Mons. Roberto Caria è il Primo Collaboratore dell’Arcivescovo

Il 1° maggio, come prescrive il decreto arcivescovile di nomina, ha iniziato il suo servizio diocesano di Vicario Generale dell’Arcidiocesi arborense il presbitero diocesano mons. Roberto Caria.

Vediamo di approfondire gli ambiti, le prerogative e il servizio pastorale del nuovo Vicario generale, così come le norme giuridiche lo prevedono.

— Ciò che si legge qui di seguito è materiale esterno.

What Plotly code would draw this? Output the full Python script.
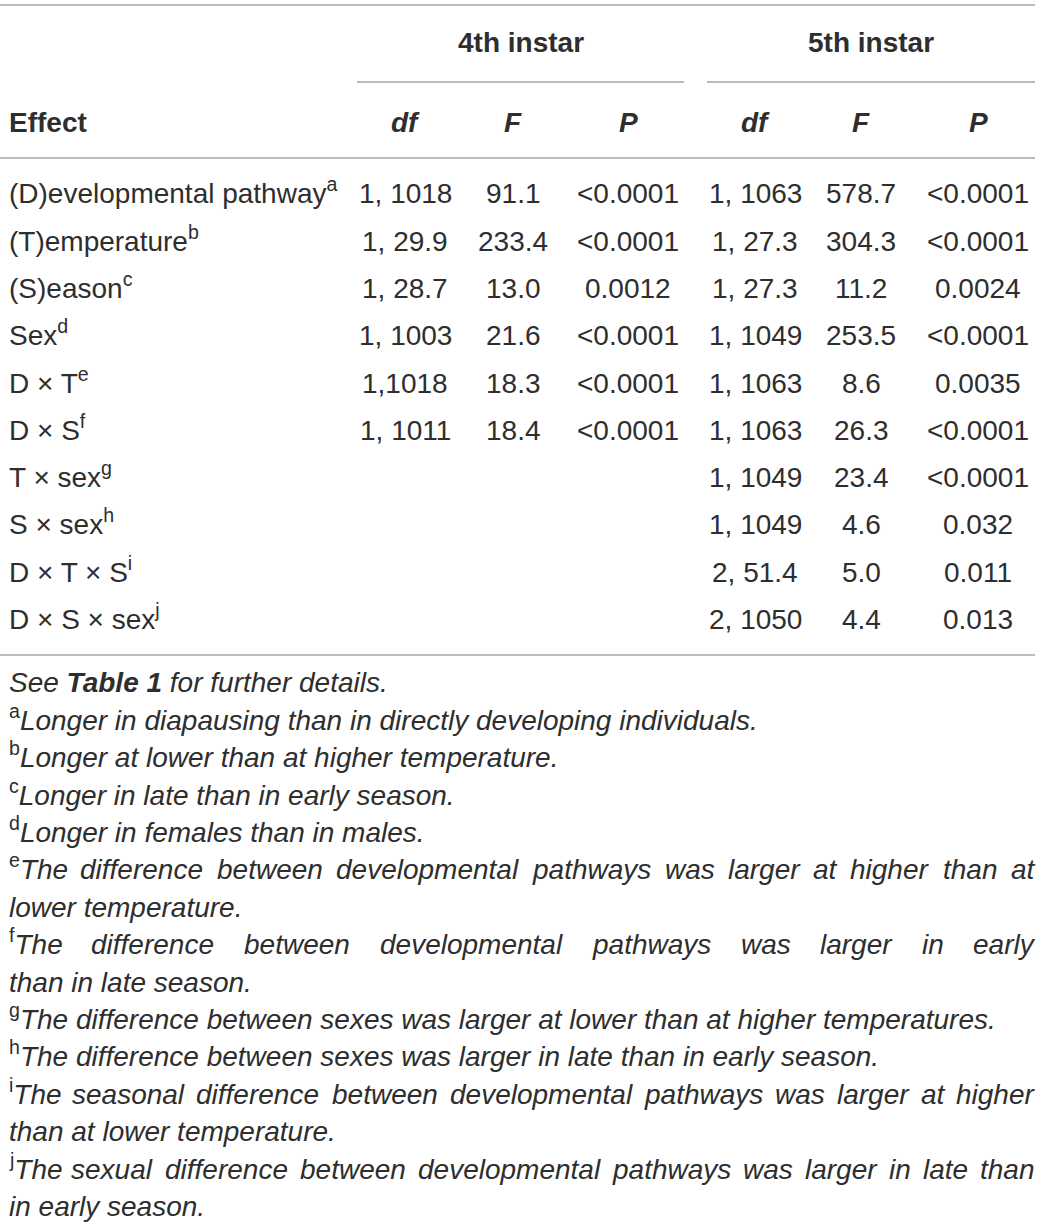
"""
ANOVA table for development time in 4th and 5th instar, drawn as a Plotly figure.
"""

import plotly.graph_objects as go

# Dados
effects      = ["(D)evelopmental pathway", "(T)emperature", "(S)eason", "Sex",
                "D × T", "D × S", "T × sex", "S × sex", "D × T × S", "D × S × sex"]
effect_marks = ["a", "b", "c", "d", "e", "f", "g", "h", "i", "j"]

df_4th = ["1, 1018", "1, 29.9", "1, 28.7", "1, 1003", "1,1018", "1, 1011", "", "", "", ""]
F_4th  = ["91.1", "233.4", "13.0", "21.6", "18.3", "18.4", "", "", "", ""]
P_4th  = ["<0.0001", "<0.0001", "0.0012", "<0.0001", "<0.0001", "<0.0001", "", "", "", ""]

df_5th = ["1, 1063", "1, 27.3", "1, 27.3", "1, 1049", "1, 1063", "1, 1063",
          "1, 1049", "1, 1049", "2, 51.4", "2, 1050"]
F_5th  = ["578.7", "304.3", "11.2", "253.5", "8.6", "26.3", "23.4", "4.6", "5.0", "4.4"]
P_5th  = ["<0.0001", "<0.0001", "0.0024", "<0.0001", "0.0035", "<0.0001",
          "<0.0001", "0.032", "0.011", "0.013"]

groups      = ["4th instar", "5th instar"]
col_headers = ["df", "F", "P"]

# notas de rodapé: (marca, linhas, justificar primeira linha)
footnotes = [
    ("a", ["Longer in diapausing than in directly developing individuals."], False),
    ("b", ["Longer at lower than at higher temperature."], False),
    ("c", ["Longer in late than in early season."], False),
    ("d", ["Longer in females than in males."], False),
    ("e", ["The difference between developmental pathways was larger at higher than at",
           "lower temperature."], True),
    ("f", ["The difference between developmental pathways was larger in early",
           "than in late season."], True),
    ("g", ["The difference between sexes was larger at lower than at higher temperatures."], False),
    ("h", ["The difference between sexes was larger in late than in early season."], False),
    ("i", ["The seasonal difference between developmental pathways was larger at higher",
           "than at lower temperature."], True),
    ("j", ["The sexual difference between developmental pathways was larger in late than",
           "in early season."], True),
]

# Layout
W, H = 1041, 1227
FS = 28
TXT = "#2e2e2e"
LINE = "#7a7a7a"
FONT = "Liberation Sans"
BASE_OFF = 0.62 * FS   # do centro da linha até a base da caixa de texto

LEFT, RIGHT = 7, 1035
col_x = [405, 513, 628, 755, 861, 978]
group_x = [(357, 684), (707, 1035)]
row_y0, row_dy = 194, 47.3
note_y0, note_dy = 683, 37.4

# larguras Arial (unidades /1000) para justificar o texto
CHAR_W = {'a': 556, 'b': 556, 'c': 500, 'd': 556, 'e': 556, 'f': 278, 'g': 556,
          'h': 556, 'i': 222, 'j': 222, 'k': 500, 'l': 222, 'm': 833, 'n': 556,
          'o': 556, 'p': 556, 'q': 556, 'r': 333, 's': 500, 't': 278, 'u': 556,
          'v': 500, 'w': 722, 'x': 500, 'y': 500, 'z': 500, 'T': 611, '.': 278,
          ',': 278, ' ': 278}


def text_width(s, size):
    return sum(CHAR_W.get(ch, 556) for ch in s) * size / 1000.


def esc(s):
    return s.replace("<", "&lt;")


fig = go.Figure()
fig.add_trace(go.Scatter(x=[0, W], y=[0, H], mode="markers",
                         marker=dict(opacity=0), hoverinfo="skip", showlegend=False))


def add_text(x, y, text, anchor="center", size=FS):
    # ancorado pela base para que o <sup> não desloque a linha
    fig.add_annotation(x=x, y=y + BASE_OFF, xref="x", yref="y", text=text,
                       showarrow=False, xanchor=anchor, yanchor="bottom",
                       font=dict(family=FONT, size=size, color=TXT))


# linhas horizontais
for y in [5, 158, 655]:
    fig.add_shape(type="line", x0=0, x1=RIGHT, y0=y, y1=y, xref="x", yref="y",
                  line=dict(color=LINE, width=1.2))
for x0, x1 in group_x:
    fig.add_shape(type="line", x0=x0, x1=x1, y0=82, y1=82, xref="x", yref="y",
                  line=dict(color=LINE, width=1.2))

# cabeçalho
for (x0, x1), g in zip(group_x, groups):
    add_text((x0 + x1) / 2, 43, f"<b>{g}</b>")
add_text(LEFT, 123, "<b>Effect</b>", anchor="left")
for i, x in enumerate(col_x):
    add_text(x, 123, f"<b><i>{col_headers[i % 3]}</i></b>")

# corpo da tabela
columns = [df_4th, F_4th, P_4th, df_5th, F_5th, P_5th]
for r, (eff, mark) in enumerate(zip(effects, effect_marks)):
    y = row_y0 + r * row_dy
    add_text(LEFT, y, f"{eff}<sup>{mark}</sup>", anchor="left")
    for x, col in zip(col_x, columns):
        if col[r]:
            add_text(x, y, esc(col[r]))

# rodapé
line_idx = 0
add_text(LEFT, note_y0, "<i>See </i><b><i>Table 1</i></b><i> for further details.</i>",
         anchor="left")
line_idx += 1
for mark, lines, justify in footnotes:
    for k, txt in enumerate(lines):
        y = note_y0 + line_idx * note_dy
        prefix = f"<sup>{mark}</sup>" if k == 0 else ""
        if k == 0 and justify:
            words = txt.split(" ")
            widths = [text_width(w, FS) for w in words]
            widths[0] += text_width(mark, FS * 0.7)
            gap = (RIGHT - LEFT - sum(widths)) / (len(words) - 1)
            x = LEFT
            for n, w in enumerate(words):
                label = (prefix if n == 0 else "") + f"<i>{w}</i>"
                if n == 0:
                    add_text(LEFT, y, label, anchor="left")
                else:
                    add_text(x + widths[n] / 2, y, label, anchor="center")
                x += widths[n] + gap
        else:
            add_text(LEFT, y, f"{prefix}<i>{txt}</i>", anchor="left")
        line_idx += 1

fig.update_layout(
    width=W, height=H,
    margin=dict(l=0, r=0, t=0, b=0),
    paper_bgcolor="white", plot_bgcolor="white",
    xaxis=dict(range=[0, W], visible=False, fixedrange=True),
    yaxis=dict(range=[H, 0], visible=False, fixedrange=True),
    font=dict(family=FONT, color=TXT),
    showlegend=False,
)

# tira a margem padrão do <body> para a figura ocupar a janela inteira
fig.write_html("out.html", config={"staticPlot": True},
               post_script="document.body.style.margin='0';document.body.style.overflow='hidden';")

È il Codice di Diritto Canonico, nei canoni dal 475 al 481, che presenta, delimita e illustra i compiti e le prerogative di questo importantissimo ufficio ministeriale che dà spessore al primo collaboratore del vescovo. Questo ruolo, delicato e fondamentale, è legato all’esercizio della potestà vicaria episcopale da un lato, ma anche alla chiesa locale che il presbitero vicario è chiamato a servire e, in qualche modo, a governare secondo le indicazioni del Codice di Diritto Canonico e secondo le facoltà che il vescovo diocesano decide di delegargli: in poche parole il Vicario generale è legato alla persona fisica del pastore diocesano (del quale è il primissimo collaboratore) e perciò realizzerà una forma vicaria dell’esercizio del governo ecclesiale, ma anche al Codice che direttamente e non solo tramite il vescovo, indica le facoltà giuridiche che il vicario generale ha il dove di esercitare.

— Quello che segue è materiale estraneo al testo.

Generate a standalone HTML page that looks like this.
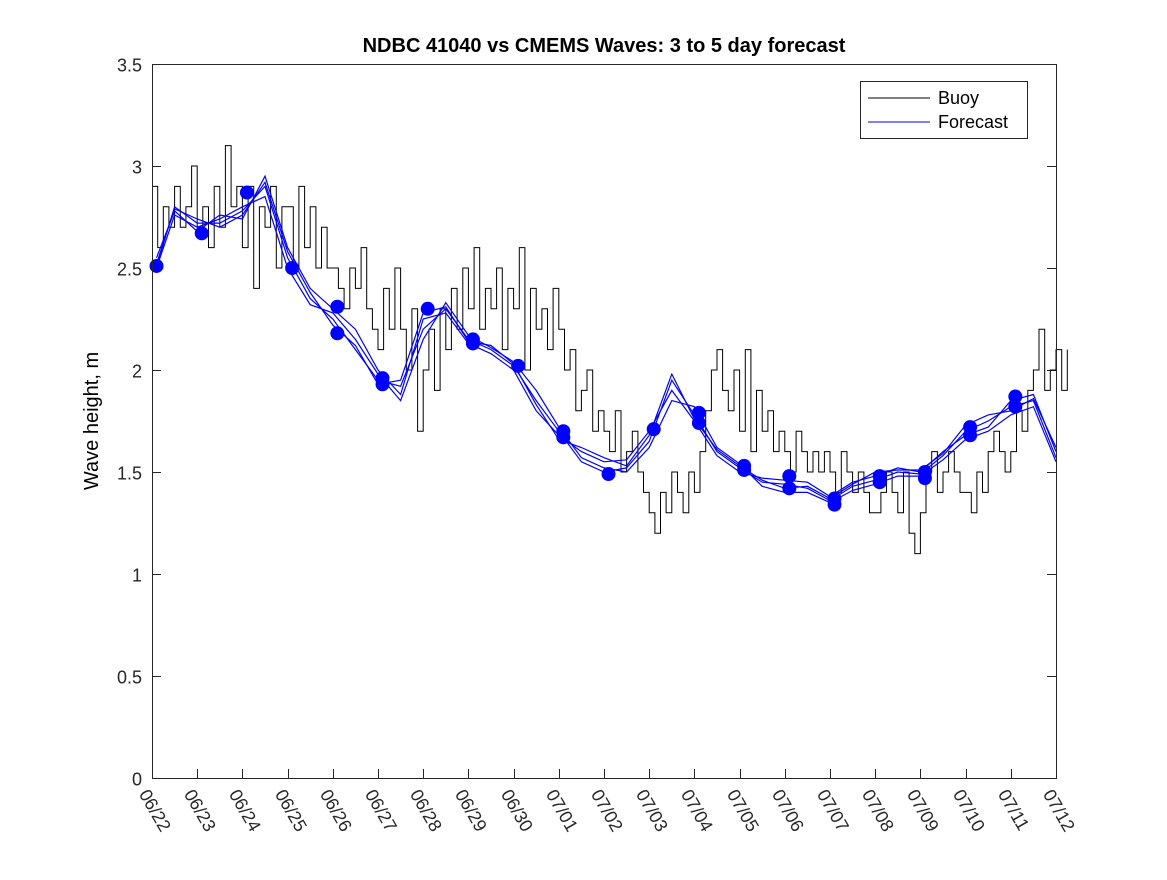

Riassumendo le indicazioni e le direttive codiciali possiamo dire, col can. 475 – §1, che: In ogni diocesi il vescovo diocesano deve costituire il Vicario generale affinché, con la potestà ordinaria di cui è munito a norma dei canoni seguenti, presti il suo aiuto al Vescovo stesso nel governo di tutta la diocesi. §2. Come regola generale, venga costituito un solo Vicario generale…

Il can. 477 ricorda che il Vicario generale deve essere nominato liberamente dal Vescovo e può essere, altrettanto liberamente, rimosso in qualsiasi momento, senza particolari motivi. Perciò la nomina è a tempo non determinato. Per quanto riguarda le caratteristiche personali, spirituali e ministeriali le indicazioni provengono ancora dai sacri canoni (soprattutto il can. 478 – §1) che chiedono che: il Vicario generale (ma anche quello episcopale) siano sacerdoti di età non inferiore a 30 anni; siano laureati (dottori) o almeno licenziati in Diritto canonico o in Sacra Teologia oppure almeno veramente esperti in tali discipline; siano poi persone degne di fiducia per sana dottrina, rettitudine, saggezza ed esperienza nel trattare gli affari della Chiesa.

Il paragrafo 2 dello stesso can. 478 avverte che l’ufficio di Vicario generale non è compatibile con l’ufficio di canonico penitenziere; inoltre non si può affidare tale ufficio a consanguinei del Vescovo fino al quarto grado. Infine il can. 479 – §1 chiarisce i principali ambiti del Vicario generale: a esso compete, in forza dell’ufficio, la stessa potestà esecutiva su tutta la diocesi che, in forza del diritto, spetta al vescovo diocesano, la potestà cioè di porre tutti gli atti amministrativi, a eccezione di quelli che il vescovo si è riservato oppure che richiedono, a norma del diritto, un mandato speciale del vescovo. Il can. 480 ricorda che il Vicario generale deve riferire al vescovo diocesano sulle principali attività programmate e attuate: chiaramente il vicario generale non deve mai agire contro la sua volontà e il suo intendimento.

Essendo il Vicario generale strettamente legato al vescovo che lo ha nominato, il suo ufficio termina quando si conclude il mandato del Vescovo. Infine essendo il Vicario generale Moderatore della Curia è fondamentale che egli coordini e diriga tutti gli Uffici e gli incarichi diocesani a iniziare dai Vicari episcopali e dall’Amministrazione economica dell’intera Diocesi.